** start of DATA PROVIDED **
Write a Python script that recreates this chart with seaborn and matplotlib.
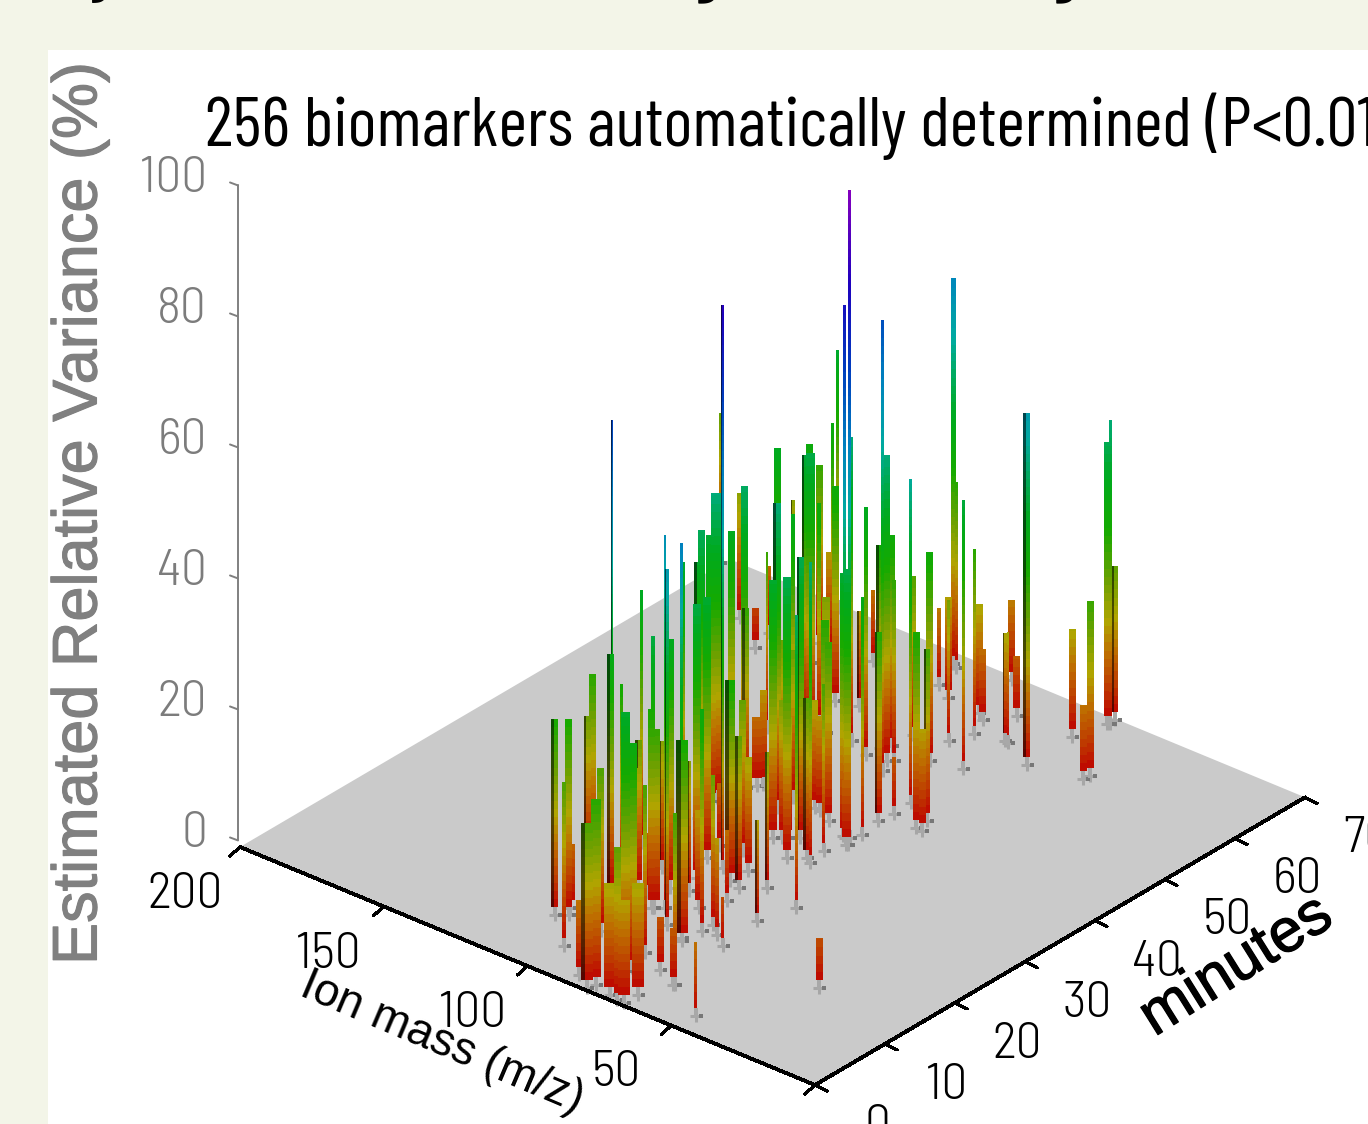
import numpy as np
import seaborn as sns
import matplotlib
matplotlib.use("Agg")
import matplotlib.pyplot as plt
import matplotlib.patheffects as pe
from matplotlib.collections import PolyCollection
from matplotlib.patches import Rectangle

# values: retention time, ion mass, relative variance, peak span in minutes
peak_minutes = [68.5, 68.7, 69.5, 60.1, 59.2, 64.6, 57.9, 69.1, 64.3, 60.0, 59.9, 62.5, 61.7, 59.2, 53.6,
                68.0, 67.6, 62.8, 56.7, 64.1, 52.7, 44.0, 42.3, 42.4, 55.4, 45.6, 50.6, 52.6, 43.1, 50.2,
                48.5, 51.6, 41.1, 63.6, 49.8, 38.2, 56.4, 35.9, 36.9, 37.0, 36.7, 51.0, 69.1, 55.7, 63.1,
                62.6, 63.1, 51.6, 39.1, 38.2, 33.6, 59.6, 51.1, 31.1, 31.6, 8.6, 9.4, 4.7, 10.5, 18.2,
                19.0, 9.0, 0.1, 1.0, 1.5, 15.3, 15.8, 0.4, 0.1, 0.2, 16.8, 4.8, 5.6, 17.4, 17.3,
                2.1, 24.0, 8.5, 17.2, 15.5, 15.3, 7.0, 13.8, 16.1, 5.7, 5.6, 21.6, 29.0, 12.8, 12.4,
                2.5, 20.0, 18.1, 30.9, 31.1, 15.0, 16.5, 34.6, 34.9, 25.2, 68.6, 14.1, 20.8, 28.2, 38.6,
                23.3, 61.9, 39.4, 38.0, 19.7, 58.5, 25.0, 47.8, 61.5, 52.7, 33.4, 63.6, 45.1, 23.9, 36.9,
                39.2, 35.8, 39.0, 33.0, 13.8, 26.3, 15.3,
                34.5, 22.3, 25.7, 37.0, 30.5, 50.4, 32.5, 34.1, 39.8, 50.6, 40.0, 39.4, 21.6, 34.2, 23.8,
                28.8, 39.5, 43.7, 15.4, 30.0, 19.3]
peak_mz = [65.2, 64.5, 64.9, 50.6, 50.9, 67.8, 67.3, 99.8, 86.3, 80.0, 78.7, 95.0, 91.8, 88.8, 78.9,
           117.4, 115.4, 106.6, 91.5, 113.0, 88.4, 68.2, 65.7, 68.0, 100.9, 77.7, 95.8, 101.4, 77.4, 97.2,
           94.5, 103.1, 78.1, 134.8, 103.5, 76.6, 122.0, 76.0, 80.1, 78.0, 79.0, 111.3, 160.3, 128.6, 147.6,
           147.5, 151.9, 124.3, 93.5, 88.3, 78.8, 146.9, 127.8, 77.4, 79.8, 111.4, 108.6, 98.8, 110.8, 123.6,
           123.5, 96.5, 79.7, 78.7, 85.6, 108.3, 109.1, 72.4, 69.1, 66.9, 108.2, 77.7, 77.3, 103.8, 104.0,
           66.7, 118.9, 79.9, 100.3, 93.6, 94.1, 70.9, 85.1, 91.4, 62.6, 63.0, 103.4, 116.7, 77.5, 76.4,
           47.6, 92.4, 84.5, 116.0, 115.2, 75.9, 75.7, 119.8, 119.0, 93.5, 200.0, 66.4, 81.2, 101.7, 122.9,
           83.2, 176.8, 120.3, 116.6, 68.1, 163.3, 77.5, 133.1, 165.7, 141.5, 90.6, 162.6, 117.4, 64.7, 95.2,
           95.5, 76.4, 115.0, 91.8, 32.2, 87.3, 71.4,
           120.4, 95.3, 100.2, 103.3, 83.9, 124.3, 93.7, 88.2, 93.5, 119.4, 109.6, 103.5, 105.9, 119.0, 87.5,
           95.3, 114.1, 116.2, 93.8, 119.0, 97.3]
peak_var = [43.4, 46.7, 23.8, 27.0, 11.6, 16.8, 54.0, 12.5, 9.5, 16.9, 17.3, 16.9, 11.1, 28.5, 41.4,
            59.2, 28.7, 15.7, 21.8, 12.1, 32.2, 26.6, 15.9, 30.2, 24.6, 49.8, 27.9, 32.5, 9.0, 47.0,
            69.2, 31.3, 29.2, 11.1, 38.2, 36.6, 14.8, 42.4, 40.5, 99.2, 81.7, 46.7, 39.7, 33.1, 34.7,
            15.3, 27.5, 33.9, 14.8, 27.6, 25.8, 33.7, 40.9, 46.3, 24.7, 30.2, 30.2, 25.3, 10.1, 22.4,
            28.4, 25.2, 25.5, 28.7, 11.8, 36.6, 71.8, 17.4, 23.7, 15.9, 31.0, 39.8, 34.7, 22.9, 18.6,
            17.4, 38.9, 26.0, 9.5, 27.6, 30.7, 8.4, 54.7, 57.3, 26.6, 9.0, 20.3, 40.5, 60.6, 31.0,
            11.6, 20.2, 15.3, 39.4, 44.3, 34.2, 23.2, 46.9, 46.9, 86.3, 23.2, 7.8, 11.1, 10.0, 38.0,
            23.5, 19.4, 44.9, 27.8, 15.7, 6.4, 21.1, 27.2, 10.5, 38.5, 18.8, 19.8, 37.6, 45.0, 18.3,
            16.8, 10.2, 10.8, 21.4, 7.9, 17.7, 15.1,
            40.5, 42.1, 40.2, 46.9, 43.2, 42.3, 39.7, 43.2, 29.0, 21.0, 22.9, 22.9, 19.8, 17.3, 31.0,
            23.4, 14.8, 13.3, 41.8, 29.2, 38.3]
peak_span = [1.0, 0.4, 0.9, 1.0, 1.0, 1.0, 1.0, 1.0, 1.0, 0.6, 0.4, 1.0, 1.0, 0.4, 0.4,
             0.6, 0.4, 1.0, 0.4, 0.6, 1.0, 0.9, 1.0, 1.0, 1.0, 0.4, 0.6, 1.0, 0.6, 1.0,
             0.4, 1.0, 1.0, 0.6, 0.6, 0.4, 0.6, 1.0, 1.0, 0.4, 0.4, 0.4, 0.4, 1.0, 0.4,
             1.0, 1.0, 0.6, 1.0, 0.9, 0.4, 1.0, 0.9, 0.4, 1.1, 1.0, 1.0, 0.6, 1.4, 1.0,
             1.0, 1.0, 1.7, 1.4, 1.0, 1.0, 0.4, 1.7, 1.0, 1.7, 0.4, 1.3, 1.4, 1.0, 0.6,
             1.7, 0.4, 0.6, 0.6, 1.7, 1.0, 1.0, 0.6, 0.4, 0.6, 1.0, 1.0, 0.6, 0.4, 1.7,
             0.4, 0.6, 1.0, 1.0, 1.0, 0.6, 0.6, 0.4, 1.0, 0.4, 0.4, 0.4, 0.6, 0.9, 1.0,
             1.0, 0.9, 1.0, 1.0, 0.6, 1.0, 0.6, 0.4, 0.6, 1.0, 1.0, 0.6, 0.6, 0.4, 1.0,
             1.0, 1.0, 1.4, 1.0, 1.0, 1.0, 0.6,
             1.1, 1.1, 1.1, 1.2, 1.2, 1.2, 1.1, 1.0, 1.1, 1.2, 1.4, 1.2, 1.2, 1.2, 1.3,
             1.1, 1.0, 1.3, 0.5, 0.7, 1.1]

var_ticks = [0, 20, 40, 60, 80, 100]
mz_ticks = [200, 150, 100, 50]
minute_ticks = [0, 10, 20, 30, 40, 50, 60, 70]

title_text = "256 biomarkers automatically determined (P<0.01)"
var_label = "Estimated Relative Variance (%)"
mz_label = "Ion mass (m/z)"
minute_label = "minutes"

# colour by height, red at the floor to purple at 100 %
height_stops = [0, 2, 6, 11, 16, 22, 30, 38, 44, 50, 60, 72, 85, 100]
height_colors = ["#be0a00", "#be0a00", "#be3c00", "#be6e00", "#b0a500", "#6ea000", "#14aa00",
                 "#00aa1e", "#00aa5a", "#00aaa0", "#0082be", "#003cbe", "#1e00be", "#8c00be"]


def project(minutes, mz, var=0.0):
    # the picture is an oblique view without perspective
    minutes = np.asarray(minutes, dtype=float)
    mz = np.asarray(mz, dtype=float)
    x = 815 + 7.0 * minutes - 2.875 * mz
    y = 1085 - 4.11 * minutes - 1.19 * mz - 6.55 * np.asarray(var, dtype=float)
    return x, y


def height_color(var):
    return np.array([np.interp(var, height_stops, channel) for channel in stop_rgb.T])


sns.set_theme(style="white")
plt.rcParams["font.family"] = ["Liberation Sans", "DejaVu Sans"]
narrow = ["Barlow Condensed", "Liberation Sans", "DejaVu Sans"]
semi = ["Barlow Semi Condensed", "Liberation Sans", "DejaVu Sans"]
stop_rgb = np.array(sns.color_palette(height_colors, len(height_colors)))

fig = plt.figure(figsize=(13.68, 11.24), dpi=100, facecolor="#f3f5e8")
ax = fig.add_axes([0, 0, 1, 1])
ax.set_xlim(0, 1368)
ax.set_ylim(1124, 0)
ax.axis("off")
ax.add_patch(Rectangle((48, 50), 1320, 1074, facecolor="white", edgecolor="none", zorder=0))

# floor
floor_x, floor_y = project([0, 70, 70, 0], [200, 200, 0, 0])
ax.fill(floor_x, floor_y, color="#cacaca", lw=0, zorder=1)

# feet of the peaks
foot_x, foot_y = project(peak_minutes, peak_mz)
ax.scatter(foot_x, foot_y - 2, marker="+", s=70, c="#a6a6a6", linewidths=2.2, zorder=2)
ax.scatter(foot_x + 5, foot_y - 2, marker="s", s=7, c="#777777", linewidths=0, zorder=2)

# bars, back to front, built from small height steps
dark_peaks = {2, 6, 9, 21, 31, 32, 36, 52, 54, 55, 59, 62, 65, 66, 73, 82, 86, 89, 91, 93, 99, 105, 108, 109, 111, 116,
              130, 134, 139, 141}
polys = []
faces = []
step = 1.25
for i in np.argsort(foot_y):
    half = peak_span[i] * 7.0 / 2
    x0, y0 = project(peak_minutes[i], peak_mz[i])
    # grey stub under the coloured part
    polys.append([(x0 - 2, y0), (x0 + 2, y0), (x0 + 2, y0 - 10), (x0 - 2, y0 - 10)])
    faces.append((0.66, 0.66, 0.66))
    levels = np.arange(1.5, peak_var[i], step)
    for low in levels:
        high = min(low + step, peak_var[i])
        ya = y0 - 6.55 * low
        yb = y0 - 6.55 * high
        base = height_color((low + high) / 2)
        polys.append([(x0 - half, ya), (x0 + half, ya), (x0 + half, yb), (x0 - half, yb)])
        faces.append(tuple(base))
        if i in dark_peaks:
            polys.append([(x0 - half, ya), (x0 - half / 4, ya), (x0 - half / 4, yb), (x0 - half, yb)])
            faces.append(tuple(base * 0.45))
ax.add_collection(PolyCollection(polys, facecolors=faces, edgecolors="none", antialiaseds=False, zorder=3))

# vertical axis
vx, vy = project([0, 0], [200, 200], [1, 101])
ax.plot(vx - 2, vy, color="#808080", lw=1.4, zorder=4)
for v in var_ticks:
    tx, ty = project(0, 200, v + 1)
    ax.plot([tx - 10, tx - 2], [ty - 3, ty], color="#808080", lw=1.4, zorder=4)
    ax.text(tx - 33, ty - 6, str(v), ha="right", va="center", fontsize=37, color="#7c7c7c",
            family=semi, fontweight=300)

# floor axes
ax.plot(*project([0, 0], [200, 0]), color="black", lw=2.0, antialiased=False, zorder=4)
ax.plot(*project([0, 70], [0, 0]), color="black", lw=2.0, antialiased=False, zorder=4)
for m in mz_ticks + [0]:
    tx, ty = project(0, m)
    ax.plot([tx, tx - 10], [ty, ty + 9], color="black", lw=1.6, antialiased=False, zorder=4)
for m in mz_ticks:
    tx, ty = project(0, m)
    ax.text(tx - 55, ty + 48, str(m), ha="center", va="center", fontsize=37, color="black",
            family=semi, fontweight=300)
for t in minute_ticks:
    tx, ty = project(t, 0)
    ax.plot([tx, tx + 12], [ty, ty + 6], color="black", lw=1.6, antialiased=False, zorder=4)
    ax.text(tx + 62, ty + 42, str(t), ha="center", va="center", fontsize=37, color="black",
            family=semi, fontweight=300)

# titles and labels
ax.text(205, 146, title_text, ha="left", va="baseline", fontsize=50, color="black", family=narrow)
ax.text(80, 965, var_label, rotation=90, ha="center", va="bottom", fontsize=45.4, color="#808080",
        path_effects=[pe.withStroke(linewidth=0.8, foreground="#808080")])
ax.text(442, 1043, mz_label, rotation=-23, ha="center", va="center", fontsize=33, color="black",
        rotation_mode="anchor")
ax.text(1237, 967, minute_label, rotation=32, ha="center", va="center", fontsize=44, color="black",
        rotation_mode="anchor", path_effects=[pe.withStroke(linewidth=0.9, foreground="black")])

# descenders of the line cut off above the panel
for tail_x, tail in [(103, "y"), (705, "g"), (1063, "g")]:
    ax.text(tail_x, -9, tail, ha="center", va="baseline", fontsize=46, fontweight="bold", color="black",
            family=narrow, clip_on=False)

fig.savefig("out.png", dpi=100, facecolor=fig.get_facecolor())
** end of DATA PROVIDED **
=== REQUEST ===
Give again exactly the lines running from the beginning of the material above through the line that contains "from matplotlib.patches import Rectangle", and leave out every picture.

=== SOLUTION BELOW ===
Write a Python script that recreates this chart with seaborn and matplotlib.
import numpy as np
import seaborn as sns
import matplotlib
matplotlib.use("Agg")
import matplotlib.pyplot as plt
import matplotlib.patheffects as pe
from matplotlib.collections import PolyCollection
from matplotlib.patches import Rectangle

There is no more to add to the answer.